10 hours ago
Tuesday, October 13, 2009
What's the deal?
OK so here are the basics of my trip.
My college roommate came to visit me. It's the furthest she has ever been from home (of course) and the longest she has gone on a vacation that didn't involved her parents.
I already told you about our first couple of night so I'll skip to the rest.
Sunday is where the fun started.
Meghan and I grabbed some dan bing (geez, I can't get enough of that stuff) and we hopped on a plane to Manila. After a moment of confusion and stressing out over the fact that we didn't have pesos so we couldn't use a pay phone to call Meghan's cousin who was meeting us at the airport, he found us.
Thank goodness, because I get a little panicky.
Manila was relatively uneventful, which I guess is a good thing.
Honestly, it was just a little different than what I expected. We were staying with her cousin who is an American businessman living in The Philippines working for a company in Hong Kong. He has this fabulous house, amazing (and gracious) wife, two adorable sons, three maids/nannies and a driver.
That's living the high life. And thus, we lived the high life for a couple of days to.
When we arrived that afternoon, Troy and Loren (his wife) took us to Tagatay. It's an active volcano with a lake and an island in the middle.
Unfortunately, the clouds had set in by the time we made it up there, so this is what we saw.
If you squint really hard you can see the ripples in the water, but the island is pretty much impossible to see. It was still pretty and peaceful though, so we had snacks.

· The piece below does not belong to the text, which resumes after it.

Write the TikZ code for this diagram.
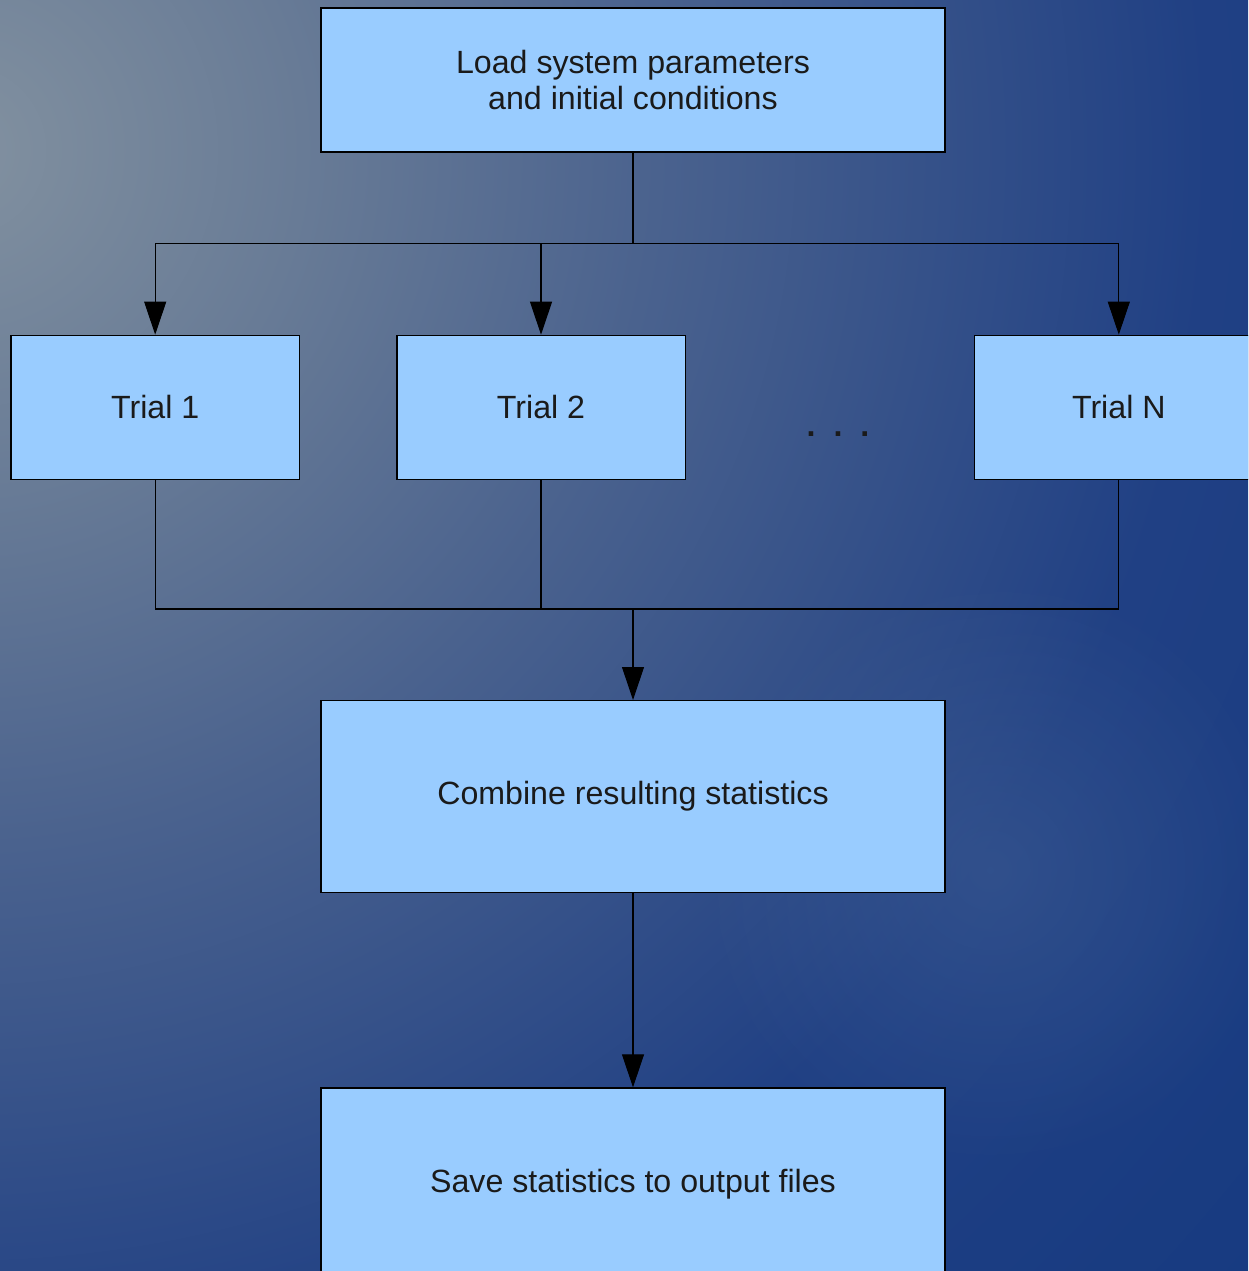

The next day we pretty much just hung around for the morning. We were woken up with a gigantic (Western) breakfast. Eventually Meghan and I decided we wanted to go to Intramuros.
Intramuros, inside the walls, is the oldest area in Manila, built by the Spanish, most of which was destroyed in WWII. You can still see parts of the wall, Fort Santiago and a couple of super old churches.
They have this amazing shrine to Dr. Jose Rizal. After his execution by the Japanese, the Filipinos rose into rebellion. I honestly couldn't repeat the whole story, but it's a very romantic story when you hear it told by a Filipino tour guide. Ours was actually quite excellent. He did the whole tour in a horse-drawn carriage for 250 Philippine Pesos per person. I recommend it.
After Intramuros we headed over the The Hobbit House. This is a bar staffed almost entirely by little people. Yep. Just think Hobbit. It opened in the '70s and is basically Lord of the Rings themed. It's owned by an Irishman and therefore sells hundreds of amazing beers. Unfortunately we chose to go on a Wednesday night in October, so it was dead.
We also went to a wet market (you know how much I love open-air markets) to buy tons of fresh-out-of-the-water seafood. A restaurant right next to the market cooked it all up for us. It was such a nice night.
Then it was off to Bohol for our beach time.
Now remember all that panicking I was doing? You know how I was obsessing over the weather?
Well, it all pretty much disappeared as far as The Philippines went (though Meghan didn't have one cloud-free day in Taiwan).
Alona Beach was gorgeous and everything I hoped it would be. We had a room at an awesome resort and it wasn't crowded at all. I highly recommend Alona (on Punglao Island) if you're going to The Philippines. It's so wonderful.
The only thing that bothered me is that people kept saying that we were rich because of the resort we were staying at. It baffled me because I'm anything but rich and honestly, I found a fabulous package deal.
We could have actually done stuff cheaper, but I didn't know that at the time considering I had never been there.
I found this package that got us three nights stay, breakfast everyday, a one-hour massage and a tour of the big Bohol tourist spots. All for about $600/each. I'm happy with that. Like I said though, we could have done it cheaper, but this was safe and easy. You pay for luxuries like that.
On the tour we went to the Blood Compact site, Baclayon Church (also known as Immaculate Conception Church), Loboc River (where we went on a lunch cruise through the rain forest on a bangka), the Chocolate Hills (which were beautiful) and the Tarsier Sanctuary.
Either way, at the beach it was pretty much nothing but watermelon margaritas and San Miguel Pale, a ($5) massage every day and beautiful views.
The Philippines were amazing. The people were so nice and it was kind of nice to take a break from thinking in two languages all of the time.